Interesting looking tool for simulating k8s clusters… https://kwok.sigs.k8s.io/

Andy

11:01:15 AM

Validating YAML?

managedkaos

08:13:05 PM

could be various uses. i am looking at it to model existing clusters

managedkaos

08:13:26 PM

but yeah, i suppose you could deploy YAML against it for validation

Andy

04:24:10 PM

Ah, actually there are some “User Stories” here to explain https://kwok.sigs.k8s.io/docs/design/introduction/

Introduction | KWOK

Introduction # This document will introduce the design of Kwok. What’s the kubemark? # kubemark is a kubelet that does not actually run a container.
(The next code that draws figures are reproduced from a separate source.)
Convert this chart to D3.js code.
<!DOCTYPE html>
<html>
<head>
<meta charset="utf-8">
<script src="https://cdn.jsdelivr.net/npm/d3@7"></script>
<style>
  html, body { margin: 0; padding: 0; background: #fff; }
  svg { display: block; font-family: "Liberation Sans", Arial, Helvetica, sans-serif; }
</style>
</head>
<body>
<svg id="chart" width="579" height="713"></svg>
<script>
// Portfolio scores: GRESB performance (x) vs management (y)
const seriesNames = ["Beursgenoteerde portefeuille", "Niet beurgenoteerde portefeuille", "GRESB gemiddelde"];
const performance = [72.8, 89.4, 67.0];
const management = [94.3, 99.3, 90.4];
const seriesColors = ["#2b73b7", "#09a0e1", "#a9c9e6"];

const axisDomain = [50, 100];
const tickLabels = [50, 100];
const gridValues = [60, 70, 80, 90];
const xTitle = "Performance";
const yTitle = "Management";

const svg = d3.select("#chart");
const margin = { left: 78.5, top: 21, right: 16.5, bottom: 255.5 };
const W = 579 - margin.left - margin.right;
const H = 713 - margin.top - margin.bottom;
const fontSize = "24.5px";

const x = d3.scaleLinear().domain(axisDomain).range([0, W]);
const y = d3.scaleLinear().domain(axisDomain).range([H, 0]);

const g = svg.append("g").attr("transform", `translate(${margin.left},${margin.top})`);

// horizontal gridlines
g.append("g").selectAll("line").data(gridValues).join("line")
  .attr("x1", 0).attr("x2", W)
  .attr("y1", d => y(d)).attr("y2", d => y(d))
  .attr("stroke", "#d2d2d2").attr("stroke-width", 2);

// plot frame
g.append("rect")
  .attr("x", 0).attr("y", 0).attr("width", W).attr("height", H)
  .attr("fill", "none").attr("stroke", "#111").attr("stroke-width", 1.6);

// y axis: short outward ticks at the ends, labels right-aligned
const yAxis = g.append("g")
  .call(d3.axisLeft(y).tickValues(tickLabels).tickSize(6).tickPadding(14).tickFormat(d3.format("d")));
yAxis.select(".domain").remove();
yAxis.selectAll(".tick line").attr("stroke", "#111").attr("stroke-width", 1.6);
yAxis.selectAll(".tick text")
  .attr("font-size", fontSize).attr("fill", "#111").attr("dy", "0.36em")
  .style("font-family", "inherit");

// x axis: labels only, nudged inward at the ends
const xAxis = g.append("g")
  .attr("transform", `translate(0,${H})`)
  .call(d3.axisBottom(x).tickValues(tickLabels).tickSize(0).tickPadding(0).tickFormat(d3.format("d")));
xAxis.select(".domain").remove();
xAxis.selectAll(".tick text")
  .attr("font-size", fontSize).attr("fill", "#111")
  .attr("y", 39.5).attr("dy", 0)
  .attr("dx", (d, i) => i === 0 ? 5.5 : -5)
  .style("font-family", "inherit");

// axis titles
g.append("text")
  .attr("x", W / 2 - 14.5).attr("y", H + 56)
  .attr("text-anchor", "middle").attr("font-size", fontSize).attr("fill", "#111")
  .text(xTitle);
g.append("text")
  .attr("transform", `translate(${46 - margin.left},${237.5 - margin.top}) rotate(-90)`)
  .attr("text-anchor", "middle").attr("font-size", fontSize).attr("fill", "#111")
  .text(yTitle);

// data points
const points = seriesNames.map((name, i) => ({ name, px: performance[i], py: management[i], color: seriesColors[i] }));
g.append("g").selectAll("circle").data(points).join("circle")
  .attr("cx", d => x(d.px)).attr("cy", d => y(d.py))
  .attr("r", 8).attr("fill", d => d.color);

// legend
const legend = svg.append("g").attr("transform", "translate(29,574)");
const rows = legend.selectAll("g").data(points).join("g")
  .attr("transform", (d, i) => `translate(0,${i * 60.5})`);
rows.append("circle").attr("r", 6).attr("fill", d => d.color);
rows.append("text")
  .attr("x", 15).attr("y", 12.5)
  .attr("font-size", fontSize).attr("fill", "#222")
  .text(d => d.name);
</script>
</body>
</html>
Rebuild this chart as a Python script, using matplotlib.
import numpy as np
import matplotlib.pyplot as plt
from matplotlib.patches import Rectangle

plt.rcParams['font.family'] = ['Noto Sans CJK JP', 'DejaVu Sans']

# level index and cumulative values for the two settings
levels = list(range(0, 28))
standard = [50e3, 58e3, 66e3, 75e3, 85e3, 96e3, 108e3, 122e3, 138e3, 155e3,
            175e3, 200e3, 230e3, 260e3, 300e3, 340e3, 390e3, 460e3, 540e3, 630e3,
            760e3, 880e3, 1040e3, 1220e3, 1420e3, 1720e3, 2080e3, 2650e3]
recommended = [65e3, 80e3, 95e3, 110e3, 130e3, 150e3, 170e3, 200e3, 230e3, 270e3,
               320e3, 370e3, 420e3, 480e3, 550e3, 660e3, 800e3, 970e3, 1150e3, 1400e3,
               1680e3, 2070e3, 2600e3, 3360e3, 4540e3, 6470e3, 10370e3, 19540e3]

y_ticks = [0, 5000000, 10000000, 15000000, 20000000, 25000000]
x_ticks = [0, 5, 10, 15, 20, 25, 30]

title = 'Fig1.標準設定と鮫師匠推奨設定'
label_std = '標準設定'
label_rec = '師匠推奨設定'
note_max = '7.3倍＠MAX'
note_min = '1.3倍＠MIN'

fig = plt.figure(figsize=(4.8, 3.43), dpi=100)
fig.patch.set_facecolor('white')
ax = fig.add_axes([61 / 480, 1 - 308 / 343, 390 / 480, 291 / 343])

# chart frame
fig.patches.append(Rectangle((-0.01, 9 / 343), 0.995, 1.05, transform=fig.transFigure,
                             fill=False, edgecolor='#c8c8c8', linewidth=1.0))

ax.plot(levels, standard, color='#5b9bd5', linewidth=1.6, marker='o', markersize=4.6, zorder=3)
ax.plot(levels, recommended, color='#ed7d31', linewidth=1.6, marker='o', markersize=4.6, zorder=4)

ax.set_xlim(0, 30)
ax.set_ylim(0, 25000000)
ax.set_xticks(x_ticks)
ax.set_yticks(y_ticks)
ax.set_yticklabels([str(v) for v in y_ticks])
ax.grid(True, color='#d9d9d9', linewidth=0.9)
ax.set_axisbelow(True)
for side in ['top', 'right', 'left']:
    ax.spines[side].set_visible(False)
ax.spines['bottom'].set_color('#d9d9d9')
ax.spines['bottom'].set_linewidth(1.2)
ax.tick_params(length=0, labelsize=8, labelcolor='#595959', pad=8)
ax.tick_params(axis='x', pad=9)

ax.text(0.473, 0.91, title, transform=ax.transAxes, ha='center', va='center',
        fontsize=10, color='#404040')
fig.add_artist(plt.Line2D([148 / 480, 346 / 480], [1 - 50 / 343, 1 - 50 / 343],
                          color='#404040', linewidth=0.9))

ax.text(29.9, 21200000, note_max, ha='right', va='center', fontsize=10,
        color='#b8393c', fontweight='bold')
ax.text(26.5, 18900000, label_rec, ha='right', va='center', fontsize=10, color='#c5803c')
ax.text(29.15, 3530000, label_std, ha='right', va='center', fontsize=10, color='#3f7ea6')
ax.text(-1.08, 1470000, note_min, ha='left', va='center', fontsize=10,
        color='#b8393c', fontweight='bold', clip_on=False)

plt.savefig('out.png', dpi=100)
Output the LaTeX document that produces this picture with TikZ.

What’s the kind? # kind is run Kubernetes in Docker that is a real cluster. User Stories # Scheduler # As a scheduler developer, I want to test the scheduler with a large number of Nodes and Pods, CRD Controller # As a CRD controller developer, I want to test the controller without fake clients.

2023-01-27

2023-01-31

rei

09:25:56 AM

Hi there, do you know on methods or tooling to assign a Pod a specific IO load (load 1/5/15) profile? We have several pod as queue workers running across the cluster, they only need about 300m CPU and 400Mi RAM, however each Pod generate a lot of IO and compute load, hence slowing everything down. Is there any method to distribute the Pods better and not just set a high resources.requests.cpu, we do not want to waste computing power with almost empty nodes. Currently is not possible to change the software to be more performant

zadkiel

10:50:02 AM

Hey there

zadkiel

10:50:03 AM

We’re using velero to snapshot PVs on GKE clusters. We have classic GCP PD, Netapp CVS CSI and GCP Filestore CSI. We’re trying to use the Velero GCP plugin to backup our GCP PDs and the CSI plugin for the others. However, Velero tries to backup the GCP PDs twice, once with the CSI plugin and once with GCP plugin. Do you know a way to tell Velero to skip CSI snapshots if the PV is handled by GCP plugin (native snapshots)?